Based on the dataset used, Outswinging corners were seen producing more shots on goal than In-swinging corners. In order to see some exploratory analysis of the different features in the dataset, I would recommend checking out the slide deck or the presentation video.

Matchups - Attack vs Corner Type

Near post runs, as well as players being positioned close to the near post were seen the best shot producing options on Out-swinging corners. Near post runs were found to be the best attacking choice for in-swining corners as well.

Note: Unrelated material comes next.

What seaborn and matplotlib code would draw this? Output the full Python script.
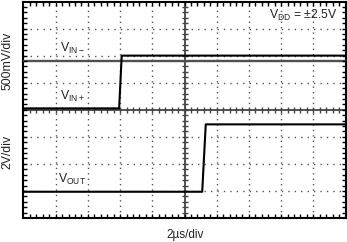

Matchups - Attack vs Defense Type

On comparing how different types of attacking setups did against the different defensive setups, we saw that against Zonal defenses, when the attackers made two way movements, they were successful in producing more shots. Near post runs were once again seen to be fruitful, this time when facing man-marking defenses.

Conclusion

The idea behind this project was to find a way to be able to quantify how different attacking setups fare against different defensive setups. Thus being able to give a data point to the coaches, of specific matchups to focus upon, against different oppositions. This framework enables us to do that while also conditioning on various intertwined features that impact shots during corner kicks. As mentioned above, the framework provides the flexibility to add on more granular level features, continuous or categorical, and condition on them. The addition of such features will also give us the ability to further compute counter factuals for each situation as well. Automated feature extraction and the use of a causal approach, that provides explainable & actionable insights, are the main advantages of this work.